The IFDC Office opening marks a new phase in a long-standing collaboration between the two organizations. As part of CIMMYT’s 2030 Strategy and its broader effort to strengthen its presence in the Western Hemisphere, it will help reduce fertilizer import dependency across the Americas. It also marks IFDC’s formal entry into Mexico and Central America, bringing five decades of global expertise in fertilizer technology, nutrient management, and soil health to the region.
Agriculture in Mexico and Central America faces converging pressures. About 40% of arable land in Mexico and 35% in Central America is degraded, while nutrient use efficiency remains between 30% and 50%. Mexico imports between 60% and 80% of its fertilizers, exposing farmers to global price shocks and supply disruptions; imports recently exceeded 5 million tons annually at a cost of approximately U.S. $2.5 billion. Together, these pressures threaten the productivity and resilience of the smallholder farmers who form the backbone of the region’s food systems.
Over the course of 2026, the new IFDC office at CIMMYT headquarters will lead a rigorous scoping of the regional innovation ecosystem, mapping research capacity, the policy and regulatory environment, private sector interests, and the funding landscape across Mexico and Central America. In parallel, it will begin baseline research on fertilizer use efficiency, soil health, and One Health indicators. This work will inform the design of the future FIC, which is being conceived as a regional hub anchored in the “Soil Health for One Health” principle and structured around four complementary components: Centers of Excellence for laboratory, greenhouse, and field research; a Pilot Plant for product development and scale-up; a Multi-Stakeholder Science and Policy Platform; and a Fertilizer Academy to train the next generation of scientists, entrepreneurs, and farm advisors.
“Proximity matters when exploring the opportunities for a Fertilizer Innovation Center when you are close to the soils, the farmers, the private sector, and the institutions that know the landscape;, and that is why IFDC is opening this office at CIMMYT headquarters,” said Henk van Duijn, President and CEO of IFDC.
“By combining IFDC’s five decades of integrated soil health and fertilizer innovation with CIMMYT’s deep regional networks, cropping systems, and seed science expertise, we can deliver the science-based, farmer-centered solutions this region needs to break the cycle of soil degradation and import dependency,” said Bram Govaerts, Director General of CIMMYT.
The collaboration draws on IFDC’s global leadership in fertilizer technology and its pilot-plant capacity in Muscle Shoals, Alabama, and on CIMMYT’s research stations and farmer networks across Mexico and Central America, its expertise in maize, wheat, and conservation agriculture, and its partnerships with national agricultural research systems.

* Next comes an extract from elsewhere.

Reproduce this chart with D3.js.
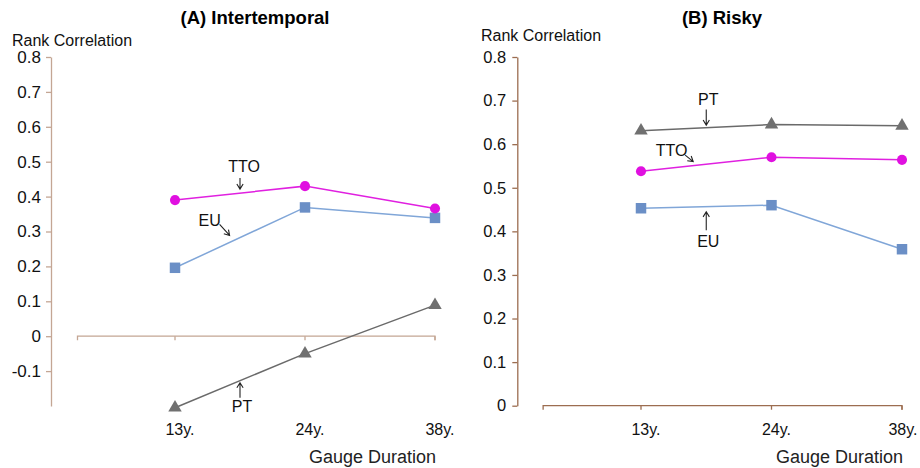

Adjacent to the new office, a CIMMYT trial plot led by soil scientist Simon Fonteyne is already testing biochar applications, an early example of the kind of soil health research the partnership will accelerate, converting agricultural residues into amendments that improve nutrient retention, reduce input costs, and rebuild organic matter on degraded lands.
Once established, the Fertilizer Innovation Center will join a growing global network of FICs built by IFDC in strategic agricultural regions. Sister centers are already operating in India, Kenya, and a corridor linking the United States and Brazil, each tailoring fertilizer research to local soils, crops, and farming systems. Membership will give regional partners direct access to research and expertise developed elsewhere – for example, Brazil’s experience in restoring degraded soils or India’s leadership in nano-fertilizers – while contributing innovations developed in Mexico and Central America back to the network.